**WHAT YOU ARE ASKED TO DO:**
Below are some entries. Work out how many of their lines hold the word "Rebuild", and write that number alone.

**ENTRIES:**
■ ■ ■ ■ ■
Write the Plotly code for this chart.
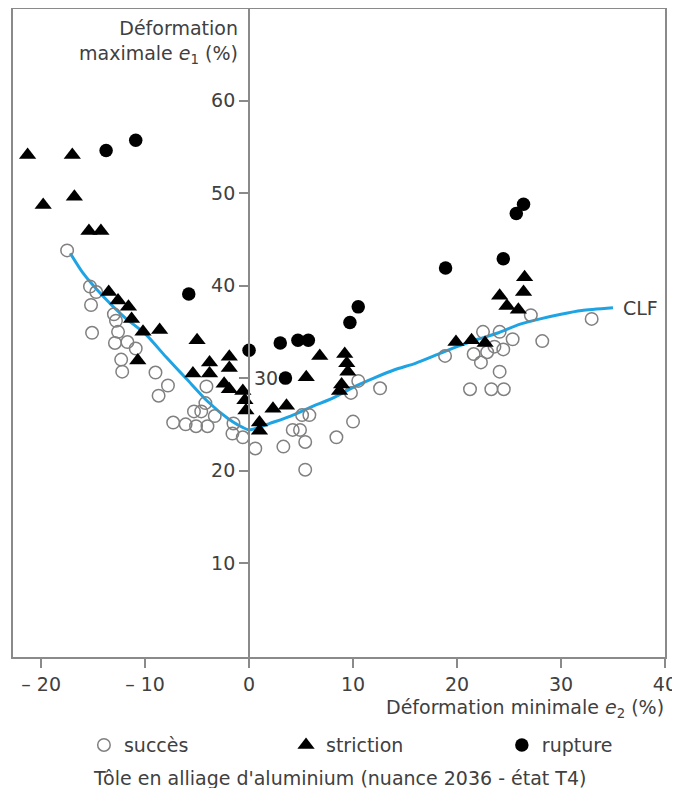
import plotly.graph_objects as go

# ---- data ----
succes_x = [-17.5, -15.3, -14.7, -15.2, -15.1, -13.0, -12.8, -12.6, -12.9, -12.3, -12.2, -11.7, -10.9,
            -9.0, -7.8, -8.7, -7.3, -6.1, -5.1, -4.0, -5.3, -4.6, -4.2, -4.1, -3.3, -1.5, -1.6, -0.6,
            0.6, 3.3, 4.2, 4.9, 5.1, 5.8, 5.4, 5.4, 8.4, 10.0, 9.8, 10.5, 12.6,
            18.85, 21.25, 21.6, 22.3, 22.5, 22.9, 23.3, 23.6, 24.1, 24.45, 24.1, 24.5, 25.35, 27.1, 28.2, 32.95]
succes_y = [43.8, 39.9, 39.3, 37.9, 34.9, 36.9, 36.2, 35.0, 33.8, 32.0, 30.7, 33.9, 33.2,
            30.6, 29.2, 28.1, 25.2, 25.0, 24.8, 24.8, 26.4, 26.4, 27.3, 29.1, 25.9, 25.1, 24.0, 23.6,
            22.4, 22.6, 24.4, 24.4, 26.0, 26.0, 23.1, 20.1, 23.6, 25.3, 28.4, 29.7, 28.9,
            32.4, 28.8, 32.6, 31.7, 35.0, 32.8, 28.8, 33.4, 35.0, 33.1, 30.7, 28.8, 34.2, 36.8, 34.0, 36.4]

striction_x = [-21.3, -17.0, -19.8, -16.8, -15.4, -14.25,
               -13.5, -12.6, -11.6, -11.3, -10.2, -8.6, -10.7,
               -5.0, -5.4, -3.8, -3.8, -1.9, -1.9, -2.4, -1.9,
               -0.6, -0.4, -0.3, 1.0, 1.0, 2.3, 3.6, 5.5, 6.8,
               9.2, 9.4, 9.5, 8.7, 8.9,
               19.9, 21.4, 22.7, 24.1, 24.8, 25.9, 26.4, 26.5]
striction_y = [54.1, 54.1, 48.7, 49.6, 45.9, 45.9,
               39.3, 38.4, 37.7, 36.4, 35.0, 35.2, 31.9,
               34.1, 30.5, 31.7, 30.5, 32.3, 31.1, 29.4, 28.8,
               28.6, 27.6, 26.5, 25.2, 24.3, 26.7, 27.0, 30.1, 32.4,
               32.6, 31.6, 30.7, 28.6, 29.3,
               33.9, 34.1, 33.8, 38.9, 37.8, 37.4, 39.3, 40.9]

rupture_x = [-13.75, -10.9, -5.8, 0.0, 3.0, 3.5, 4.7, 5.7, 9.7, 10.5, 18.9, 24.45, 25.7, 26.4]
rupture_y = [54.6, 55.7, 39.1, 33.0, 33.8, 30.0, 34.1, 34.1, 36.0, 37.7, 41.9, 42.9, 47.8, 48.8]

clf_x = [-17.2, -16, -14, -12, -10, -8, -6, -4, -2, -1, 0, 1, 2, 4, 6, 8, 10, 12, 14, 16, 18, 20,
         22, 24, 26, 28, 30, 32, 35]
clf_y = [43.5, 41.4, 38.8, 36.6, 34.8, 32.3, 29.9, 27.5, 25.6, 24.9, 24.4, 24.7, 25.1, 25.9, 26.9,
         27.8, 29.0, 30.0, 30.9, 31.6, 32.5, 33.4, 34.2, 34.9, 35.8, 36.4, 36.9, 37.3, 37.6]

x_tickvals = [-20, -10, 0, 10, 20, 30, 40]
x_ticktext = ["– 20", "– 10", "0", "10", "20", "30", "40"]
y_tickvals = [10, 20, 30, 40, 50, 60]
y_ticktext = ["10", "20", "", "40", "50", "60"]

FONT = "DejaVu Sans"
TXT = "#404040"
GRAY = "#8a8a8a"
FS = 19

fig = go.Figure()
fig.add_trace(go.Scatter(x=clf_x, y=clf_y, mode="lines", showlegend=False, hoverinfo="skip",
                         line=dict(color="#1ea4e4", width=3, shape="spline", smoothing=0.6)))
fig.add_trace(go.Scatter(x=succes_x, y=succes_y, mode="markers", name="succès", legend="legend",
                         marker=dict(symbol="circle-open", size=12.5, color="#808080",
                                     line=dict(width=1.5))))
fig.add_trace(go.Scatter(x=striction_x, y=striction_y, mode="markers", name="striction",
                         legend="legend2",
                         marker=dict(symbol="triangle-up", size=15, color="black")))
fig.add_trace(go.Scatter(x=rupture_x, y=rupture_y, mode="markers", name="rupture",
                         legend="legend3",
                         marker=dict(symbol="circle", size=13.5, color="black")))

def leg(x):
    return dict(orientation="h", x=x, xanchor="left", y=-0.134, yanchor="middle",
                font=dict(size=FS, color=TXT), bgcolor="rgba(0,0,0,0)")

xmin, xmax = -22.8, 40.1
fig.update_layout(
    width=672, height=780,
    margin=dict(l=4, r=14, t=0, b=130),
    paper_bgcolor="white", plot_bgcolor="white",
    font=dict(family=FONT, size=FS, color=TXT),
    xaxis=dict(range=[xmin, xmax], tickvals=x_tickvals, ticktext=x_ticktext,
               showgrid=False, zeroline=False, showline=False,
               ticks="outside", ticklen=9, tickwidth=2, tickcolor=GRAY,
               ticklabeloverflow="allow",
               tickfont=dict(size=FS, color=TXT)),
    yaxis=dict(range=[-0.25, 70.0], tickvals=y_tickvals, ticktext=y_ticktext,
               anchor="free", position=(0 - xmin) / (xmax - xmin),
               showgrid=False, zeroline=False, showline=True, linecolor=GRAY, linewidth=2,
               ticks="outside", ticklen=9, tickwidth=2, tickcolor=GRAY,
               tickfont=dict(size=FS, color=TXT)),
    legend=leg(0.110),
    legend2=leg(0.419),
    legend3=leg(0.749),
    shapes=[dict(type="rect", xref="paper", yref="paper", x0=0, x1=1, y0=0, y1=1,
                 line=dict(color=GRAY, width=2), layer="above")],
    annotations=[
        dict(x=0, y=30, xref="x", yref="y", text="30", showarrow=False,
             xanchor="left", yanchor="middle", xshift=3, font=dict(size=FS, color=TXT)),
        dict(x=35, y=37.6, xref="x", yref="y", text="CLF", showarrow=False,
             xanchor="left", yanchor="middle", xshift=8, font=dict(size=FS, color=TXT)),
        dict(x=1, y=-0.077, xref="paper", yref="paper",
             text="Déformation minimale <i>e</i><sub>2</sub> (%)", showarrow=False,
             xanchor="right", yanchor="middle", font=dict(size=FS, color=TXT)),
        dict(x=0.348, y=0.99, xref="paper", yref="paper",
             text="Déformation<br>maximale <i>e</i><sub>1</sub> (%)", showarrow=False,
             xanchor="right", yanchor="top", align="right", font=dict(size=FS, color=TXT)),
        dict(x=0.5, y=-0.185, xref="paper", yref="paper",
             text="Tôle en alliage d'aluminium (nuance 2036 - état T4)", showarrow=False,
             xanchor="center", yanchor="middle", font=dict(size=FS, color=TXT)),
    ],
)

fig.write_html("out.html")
■ ■ ■ ■ ■
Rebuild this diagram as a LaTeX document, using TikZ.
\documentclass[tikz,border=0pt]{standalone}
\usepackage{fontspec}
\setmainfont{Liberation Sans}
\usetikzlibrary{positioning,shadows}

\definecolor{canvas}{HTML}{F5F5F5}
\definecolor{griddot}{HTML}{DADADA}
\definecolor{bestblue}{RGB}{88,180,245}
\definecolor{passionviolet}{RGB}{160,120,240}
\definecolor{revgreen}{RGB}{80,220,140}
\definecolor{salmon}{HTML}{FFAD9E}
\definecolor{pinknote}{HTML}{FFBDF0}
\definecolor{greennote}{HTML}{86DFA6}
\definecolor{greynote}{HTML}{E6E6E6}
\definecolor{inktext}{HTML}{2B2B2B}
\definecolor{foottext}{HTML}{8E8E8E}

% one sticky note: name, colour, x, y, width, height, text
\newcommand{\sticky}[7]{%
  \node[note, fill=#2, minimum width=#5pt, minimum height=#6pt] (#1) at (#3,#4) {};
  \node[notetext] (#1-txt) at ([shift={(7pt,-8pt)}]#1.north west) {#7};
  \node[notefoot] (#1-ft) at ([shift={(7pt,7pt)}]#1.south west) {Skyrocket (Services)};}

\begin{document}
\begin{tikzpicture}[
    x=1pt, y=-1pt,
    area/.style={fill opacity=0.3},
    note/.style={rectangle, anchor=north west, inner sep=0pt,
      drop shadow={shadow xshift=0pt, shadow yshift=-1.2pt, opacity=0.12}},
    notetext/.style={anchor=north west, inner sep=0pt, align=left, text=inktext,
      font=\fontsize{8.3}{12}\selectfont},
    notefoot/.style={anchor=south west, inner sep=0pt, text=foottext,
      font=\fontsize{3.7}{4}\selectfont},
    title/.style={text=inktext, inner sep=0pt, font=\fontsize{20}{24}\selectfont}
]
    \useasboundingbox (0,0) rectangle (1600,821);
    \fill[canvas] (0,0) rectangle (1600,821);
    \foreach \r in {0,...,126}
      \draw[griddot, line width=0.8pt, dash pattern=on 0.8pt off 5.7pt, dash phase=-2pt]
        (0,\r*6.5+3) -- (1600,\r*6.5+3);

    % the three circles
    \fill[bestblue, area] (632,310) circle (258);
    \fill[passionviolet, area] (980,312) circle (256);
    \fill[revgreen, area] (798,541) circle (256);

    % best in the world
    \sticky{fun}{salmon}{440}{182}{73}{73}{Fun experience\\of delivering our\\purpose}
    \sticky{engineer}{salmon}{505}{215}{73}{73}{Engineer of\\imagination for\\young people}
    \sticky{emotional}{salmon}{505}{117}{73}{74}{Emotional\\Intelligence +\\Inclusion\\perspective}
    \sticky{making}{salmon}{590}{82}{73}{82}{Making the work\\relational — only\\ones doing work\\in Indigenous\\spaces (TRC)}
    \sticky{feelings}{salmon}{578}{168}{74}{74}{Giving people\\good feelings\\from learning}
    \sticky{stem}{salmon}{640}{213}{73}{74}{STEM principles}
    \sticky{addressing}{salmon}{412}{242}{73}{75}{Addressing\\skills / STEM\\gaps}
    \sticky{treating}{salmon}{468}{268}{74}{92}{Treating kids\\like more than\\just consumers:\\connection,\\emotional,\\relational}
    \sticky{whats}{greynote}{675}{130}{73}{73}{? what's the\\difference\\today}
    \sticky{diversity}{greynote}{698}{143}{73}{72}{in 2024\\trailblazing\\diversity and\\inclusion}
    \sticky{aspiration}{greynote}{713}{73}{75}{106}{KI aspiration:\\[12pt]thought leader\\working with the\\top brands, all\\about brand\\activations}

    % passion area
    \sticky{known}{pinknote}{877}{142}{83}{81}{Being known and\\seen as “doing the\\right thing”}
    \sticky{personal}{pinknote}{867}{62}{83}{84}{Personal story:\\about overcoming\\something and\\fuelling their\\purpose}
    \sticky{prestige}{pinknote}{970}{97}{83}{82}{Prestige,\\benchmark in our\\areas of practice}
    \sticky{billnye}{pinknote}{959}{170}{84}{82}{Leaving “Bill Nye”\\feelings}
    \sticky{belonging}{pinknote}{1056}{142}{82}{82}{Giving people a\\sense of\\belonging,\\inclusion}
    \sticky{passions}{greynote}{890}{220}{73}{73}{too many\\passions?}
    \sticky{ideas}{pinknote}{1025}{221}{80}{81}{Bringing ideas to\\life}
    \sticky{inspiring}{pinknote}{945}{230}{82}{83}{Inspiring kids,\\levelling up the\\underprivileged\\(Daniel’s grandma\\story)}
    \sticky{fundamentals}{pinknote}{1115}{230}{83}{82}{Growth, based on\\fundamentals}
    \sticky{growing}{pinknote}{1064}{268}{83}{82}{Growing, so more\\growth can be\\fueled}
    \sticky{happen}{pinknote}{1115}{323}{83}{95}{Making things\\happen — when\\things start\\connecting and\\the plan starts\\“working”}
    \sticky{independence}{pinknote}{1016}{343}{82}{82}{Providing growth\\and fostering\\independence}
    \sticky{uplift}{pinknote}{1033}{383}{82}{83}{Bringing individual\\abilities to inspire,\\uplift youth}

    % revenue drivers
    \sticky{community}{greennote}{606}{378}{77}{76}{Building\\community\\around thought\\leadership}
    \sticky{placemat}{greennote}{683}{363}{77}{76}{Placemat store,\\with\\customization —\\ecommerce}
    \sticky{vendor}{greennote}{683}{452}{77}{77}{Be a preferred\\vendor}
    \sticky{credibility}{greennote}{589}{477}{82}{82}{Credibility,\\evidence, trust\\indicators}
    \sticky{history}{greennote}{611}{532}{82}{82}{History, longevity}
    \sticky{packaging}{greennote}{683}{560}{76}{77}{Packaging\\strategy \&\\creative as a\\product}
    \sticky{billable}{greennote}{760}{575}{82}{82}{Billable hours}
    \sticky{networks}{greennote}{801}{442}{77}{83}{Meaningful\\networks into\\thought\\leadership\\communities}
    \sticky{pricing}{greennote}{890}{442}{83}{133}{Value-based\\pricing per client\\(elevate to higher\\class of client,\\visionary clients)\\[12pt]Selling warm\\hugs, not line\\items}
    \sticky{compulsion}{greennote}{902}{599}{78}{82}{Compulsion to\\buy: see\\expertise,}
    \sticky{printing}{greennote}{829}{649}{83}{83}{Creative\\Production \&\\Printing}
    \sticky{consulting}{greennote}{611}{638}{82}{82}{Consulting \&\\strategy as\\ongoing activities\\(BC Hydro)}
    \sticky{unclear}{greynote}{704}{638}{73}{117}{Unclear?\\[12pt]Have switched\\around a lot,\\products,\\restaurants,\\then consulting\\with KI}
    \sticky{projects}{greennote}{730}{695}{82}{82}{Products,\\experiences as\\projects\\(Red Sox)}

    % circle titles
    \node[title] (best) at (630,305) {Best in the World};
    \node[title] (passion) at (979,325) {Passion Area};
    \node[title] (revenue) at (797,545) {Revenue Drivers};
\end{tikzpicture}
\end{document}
■ ■ ■ ■ ■
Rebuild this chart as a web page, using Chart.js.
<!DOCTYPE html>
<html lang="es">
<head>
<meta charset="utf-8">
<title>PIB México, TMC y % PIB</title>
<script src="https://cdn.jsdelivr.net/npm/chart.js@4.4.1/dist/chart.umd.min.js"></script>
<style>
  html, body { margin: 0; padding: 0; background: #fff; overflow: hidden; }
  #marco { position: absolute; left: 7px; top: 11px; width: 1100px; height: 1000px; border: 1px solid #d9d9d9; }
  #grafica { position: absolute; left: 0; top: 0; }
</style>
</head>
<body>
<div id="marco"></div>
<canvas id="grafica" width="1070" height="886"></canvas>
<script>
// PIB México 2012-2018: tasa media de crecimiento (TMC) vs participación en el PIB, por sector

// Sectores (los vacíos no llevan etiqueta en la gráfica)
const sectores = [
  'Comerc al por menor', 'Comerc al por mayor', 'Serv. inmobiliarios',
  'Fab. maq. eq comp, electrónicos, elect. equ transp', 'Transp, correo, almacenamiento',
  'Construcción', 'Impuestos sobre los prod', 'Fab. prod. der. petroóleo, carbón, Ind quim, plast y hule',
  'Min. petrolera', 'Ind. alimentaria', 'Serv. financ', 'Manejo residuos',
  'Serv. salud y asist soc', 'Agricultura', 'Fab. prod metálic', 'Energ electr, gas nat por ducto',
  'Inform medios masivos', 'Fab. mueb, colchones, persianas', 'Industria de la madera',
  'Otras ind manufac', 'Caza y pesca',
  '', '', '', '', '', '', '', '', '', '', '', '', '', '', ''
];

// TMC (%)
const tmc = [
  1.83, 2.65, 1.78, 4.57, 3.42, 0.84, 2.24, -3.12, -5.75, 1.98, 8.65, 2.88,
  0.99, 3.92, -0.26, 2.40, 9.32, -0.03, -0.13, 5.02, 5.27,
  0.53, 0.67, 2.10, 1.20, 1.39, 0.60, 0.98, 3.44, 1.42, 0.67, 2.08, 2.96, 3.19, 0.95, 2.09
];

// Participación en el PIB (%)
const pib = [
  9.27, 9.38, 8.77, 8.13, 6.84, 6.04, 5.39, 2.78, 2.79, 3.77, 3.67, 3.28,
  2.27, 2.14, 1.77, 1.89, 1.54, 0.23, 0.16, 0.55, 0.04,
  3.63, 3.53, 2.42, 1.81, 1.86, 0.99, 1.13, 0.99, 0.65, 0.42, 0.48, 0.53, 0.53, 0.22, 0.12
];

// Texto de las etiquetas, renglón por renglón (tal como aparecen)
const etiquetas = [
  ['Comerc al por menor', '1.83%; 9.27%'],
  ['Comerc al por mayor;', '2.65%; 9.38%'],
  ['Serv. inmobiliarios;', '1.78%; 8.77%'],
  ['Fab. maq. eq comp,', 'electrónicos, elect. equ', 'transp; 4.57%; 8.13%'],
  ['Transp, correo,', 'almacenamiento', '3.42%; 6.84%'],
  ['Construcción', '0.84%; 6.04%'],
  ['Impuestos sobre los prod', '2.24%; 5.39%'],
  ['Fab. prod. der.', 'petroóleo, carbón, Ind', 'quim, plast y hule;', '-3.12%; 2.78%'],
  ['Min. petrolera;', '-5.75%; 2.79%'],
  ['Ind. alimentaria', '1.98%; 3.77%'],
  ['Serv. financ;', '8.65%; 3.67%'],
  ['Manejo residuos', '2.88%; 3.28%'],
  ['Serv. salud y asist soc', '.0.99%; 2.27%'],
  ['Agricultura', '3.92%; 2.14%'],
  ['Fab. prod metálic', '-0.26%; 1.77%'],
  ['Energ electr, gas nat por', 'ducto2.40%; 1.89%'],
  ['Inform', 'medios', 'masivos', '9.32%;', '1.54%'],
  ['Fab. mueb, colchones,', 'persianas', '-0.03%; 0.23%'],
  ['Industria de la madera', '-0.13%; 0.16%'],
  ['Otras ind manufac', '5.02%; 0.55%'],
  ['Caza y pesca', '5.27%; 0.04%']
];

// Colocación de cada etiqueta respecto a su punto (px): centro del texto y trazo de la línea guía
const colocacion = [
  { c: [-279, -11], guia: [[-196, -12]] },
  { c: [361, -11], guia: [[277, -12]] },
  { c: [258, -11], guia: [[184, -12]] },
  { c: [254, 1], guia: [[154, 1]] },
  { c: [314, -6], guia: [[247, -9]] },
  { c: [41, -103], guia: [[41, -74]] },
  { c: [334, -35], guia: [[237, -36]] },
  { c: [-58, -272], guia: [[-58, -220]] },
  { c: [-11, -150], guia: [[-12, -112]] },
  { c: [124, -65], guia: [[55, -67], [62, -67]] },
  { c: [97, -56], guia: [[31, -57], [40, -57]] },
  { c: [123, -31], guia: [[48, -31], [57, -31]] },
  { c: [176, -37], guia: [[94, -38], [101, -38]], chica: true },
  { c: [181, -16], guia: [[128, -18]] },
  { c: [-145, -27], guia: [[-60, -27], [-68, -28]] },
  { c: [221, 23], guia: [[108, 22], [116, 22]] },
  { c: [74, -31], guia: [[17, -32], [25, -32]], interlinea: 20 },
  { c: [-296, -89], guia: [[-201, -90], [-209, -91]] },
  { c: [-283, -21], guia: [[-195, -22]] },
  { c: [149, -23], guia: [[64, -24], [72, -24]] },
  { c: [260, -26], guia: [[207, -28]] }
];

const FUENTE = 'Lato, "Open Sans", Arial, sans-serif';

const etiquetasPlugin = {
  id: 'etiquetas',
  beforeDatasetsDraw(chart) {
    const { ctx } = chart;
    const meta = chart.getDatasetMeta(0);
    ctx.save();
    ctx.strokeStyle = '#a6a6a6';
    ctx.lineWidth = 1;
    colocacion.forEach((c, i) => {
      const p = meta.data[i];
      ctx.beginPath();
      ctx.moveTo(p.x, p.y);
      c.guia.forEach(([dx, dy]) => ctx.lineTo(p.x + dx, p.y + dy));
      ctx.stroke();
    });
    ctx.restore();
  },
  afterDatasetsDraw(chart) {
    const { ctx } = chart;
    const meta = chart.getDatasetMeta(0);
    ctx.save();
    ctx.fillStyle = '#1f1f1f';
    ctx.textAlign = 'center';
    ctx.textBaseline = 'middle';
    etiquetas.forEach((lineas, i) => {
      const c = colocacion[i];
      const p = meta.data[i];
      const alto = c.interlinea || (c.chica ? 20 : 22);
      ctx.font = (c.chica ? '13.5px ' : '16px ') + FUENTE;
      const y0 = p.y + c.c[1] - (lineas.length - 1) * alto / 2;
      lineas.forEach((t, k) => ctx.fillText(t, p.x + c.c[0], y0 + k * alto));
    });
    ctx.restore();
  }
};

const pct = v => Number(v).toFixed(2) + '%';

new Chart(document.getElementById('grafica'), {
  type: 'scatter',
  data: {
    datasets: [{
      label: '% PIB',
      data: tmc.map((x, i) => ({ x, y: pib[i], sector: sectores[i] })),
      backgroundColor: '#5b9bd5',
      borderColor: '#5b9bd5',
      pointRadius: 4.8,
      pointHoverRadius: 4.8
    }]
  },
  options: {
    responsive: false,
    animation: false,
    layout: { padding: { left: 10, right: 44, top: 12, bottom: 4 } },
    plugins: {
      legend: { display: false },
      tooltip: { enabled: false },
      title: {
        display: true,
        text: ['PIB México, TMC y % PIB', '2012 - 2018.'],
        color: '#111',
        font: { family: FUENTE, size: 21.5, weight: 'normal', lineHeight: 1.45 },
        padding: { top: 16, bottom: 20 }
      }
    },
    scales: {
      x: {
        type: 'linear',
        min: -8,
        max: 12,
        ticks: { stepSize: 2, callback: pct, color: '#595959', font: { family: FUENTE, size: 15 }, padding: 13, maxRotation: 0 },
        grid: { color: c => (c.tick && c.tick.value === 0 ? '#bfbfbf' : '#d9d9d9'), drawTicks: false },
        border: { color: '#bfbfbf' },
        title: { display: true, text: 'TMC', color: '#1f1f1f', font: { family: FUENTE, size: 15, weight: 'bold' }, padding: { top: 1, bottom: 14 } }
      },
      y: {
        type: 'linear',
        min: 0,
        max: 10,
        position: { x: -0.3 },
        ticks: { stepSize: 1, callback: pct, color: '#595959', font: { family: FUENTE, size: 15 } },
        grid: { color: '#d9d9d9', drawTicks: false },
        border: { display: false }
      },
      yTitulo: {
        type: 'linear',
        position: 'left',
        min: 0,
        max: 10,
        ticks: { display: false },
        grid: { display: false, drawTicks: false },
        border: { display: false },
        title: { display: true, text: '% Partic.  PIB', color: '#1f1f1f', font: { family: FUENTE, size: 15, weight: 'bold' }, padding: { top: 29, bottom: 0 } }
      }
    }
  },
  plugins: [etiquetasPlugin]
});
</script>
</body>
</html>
■ ■ ■ ■ ■
**RESPONSE BELOW:**
2